◆ Data excerpts ◆
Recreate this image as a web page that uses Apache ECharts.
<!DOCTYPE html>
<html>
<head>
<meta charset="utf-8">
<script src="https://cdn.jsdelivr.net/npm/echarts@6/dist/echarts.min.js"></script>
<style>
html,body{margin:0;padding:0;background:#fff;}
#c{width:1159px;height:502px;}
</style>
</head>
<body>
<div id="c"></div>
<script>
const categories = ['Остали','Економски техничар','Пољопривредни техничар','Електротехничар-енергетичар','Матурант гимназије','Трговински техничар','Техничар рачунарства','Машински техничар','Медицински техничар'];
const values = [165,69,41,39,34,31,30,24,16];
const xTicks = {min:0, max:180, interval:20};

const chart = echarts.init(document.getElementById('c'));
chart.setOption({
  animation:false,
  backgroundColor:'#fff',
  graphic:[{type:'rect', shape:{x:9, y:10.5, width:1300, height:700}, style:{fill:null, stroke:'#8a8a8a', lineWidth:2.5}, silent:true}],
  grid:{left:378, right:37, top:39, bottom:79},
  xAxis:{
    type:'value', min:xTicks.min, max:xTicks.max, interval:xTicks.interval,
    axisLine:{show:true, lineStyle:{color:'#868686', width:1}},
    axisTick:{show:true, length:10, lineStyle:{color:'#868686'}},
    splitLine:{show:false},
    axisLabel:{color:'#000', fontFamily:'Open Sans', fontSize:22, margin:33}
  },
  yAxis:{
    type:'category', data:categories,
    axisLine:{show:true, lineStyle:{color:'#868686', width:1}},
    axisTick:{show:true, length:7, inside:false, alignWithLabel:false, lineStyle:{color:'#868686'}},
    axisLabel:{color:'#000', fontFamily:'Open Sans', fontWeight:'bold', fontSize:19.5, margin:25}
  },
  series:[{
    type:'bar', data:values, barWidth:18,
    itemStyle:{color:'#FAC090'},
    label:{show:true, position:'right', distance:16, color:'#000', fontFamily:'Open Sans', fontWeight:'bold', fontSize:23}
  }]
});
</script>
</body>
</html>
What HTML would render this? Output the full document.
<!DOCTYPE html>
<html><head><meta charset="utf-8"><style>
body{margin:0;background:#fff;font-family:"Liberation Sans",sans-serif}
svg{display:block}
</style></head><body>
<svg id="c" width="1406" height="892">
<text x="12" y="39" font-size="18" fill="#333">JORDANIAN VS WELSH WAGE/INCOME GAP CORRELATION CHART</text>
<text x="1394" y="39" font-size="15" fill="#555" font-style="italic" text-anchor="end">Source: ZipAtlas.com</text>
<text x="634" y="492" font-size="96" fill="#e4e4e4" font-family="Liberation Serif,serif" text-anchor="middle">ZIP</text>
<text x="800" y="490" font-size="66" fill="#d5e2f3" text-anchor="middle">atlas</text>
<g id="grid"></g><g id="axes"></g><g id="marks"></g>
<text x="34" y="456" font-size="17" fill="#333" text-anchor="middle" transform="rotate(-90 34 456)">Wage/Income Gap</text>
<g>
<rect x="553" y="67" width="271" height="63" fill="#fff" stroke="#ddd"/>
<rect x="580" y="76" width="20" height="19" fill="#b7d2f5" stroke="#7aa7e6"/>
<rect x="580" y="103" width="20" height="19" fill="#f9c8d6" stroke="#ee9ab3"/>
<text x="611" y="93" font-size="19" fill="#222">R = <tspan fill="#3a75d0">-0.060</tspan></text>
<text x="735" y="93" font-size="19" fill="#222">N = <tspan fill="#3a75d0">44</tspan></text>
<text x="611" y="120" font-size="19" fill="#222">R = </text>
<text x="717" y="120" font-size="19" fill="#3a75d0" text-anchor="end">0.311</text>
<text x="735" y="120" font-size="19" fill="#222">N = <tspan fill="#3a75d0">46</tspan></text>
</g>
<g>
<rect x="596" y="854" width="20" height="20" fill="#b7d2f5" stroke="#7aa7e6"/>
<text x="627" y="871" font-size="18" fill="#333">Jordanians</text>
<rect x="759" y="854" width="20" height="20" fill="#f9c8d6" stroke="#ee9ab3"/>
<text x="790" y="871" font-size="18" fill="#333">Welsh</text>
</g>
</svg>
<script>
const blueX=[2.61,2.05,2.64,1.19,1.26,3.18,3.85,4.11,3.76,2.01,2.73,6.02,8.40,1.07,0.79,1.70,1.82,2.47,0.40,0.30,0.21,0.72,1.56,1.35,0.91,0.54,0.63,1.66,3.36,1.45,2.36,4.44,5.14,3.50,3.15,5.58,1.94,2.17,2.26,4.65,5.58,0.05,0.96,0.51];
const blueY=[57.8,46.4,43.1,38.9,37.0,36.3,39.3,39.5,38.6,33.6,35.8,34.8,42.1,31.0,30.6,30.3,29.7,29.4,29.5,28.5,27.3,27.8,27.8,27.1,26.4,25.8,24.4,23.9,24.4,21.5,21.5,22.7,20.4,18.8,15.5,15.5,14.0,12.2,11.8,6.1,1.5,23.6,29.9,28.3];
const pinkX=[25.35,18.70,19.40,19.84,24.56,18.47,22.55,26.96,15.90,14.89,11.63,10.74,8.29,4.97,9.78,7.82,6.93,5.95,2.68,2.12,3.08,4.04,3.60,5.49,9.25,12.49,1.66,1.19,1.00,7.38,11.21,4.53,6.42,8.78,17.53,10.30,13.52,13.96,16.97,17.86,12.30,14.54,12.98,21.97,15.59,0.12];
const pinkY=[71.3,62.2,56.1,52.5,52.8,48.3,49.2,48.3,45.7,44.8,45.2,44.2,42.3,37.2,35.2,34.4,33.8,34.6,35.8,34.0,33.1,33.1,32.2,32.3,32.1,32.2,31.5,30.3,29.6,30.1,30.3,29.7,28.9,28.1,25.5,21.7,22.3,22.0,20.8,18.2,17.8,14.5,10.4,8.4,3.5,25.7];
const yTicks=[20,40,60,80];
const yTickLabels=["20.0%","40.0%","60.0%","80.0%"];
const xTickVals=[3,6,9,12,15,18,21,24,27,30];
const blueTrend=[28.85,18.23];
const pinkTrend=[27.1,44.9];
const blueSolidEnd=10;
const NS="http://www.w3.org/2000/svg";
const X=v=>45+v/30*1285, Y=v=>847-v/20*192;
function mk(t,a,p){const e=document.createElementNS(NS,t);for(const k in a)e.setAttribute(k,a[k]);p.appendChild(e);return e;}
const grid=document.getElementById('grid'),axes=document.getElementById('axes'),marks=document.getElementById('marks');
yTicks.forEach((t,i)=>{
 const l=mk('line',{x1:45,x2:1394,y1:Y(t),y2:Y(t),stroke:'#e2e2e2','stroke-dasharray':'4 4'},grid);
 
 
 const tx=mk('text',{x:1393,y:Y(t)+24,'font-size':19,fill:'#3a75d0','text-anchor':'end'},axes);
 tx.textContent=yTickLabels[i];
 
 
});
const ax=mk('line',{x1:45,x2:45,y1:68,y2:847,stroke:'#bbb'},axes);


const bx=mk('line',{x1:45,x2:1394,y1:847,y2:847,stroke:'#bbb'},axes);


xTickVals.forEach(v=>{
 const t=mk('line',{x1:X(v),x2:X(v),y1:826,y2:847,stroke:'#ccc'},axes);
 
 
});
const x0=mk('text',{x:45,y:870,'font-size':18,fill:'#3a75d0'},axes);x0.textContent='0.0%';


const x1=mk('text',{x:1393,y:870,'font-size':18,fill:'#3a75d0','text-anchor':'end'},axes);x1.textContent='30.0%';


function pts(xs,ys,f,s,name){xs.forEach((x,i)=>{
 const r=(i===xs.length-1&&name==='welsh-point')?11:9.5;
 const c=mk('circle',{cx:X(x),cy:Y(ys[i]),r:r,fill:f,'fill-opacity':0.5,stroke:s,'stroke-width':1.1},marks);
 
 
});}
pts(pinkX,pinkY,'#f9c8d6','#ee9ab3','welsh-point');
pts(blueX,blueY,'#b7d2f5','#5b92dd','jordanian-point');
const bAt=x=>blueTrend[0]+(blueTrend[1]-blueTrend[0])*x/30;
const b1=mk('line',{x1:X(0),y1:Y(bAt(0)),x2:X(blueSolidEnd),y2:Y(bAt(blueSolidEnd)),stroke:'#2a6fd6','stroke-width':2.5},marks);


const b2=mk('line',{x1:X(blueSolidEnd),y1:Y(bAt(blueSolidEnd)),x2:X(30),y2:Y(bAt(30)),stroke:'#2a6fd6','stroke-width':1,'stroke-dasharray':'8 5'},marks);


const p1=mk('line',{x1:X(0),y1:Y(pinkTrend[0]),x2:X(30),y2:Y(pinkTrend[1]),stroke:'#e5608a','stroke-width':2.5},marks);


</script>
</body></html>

◆ Required task ◆
From the data above, copy out every line with the string "document" in it.

◆ Answer in full ◆
const chart = echarts.init(document.getElementById('c'));
What HTML would render this? Output the full document.
function mk(t,a,p){const e=document.createElementNS(NS,t);for(const k in a)e.setAttribute(k,a[k]);p.appendChild(e);return e;}
const grid=document.getElementById('grid'),axes=document.getElementById('axes'),marks=document.getElementById('marks');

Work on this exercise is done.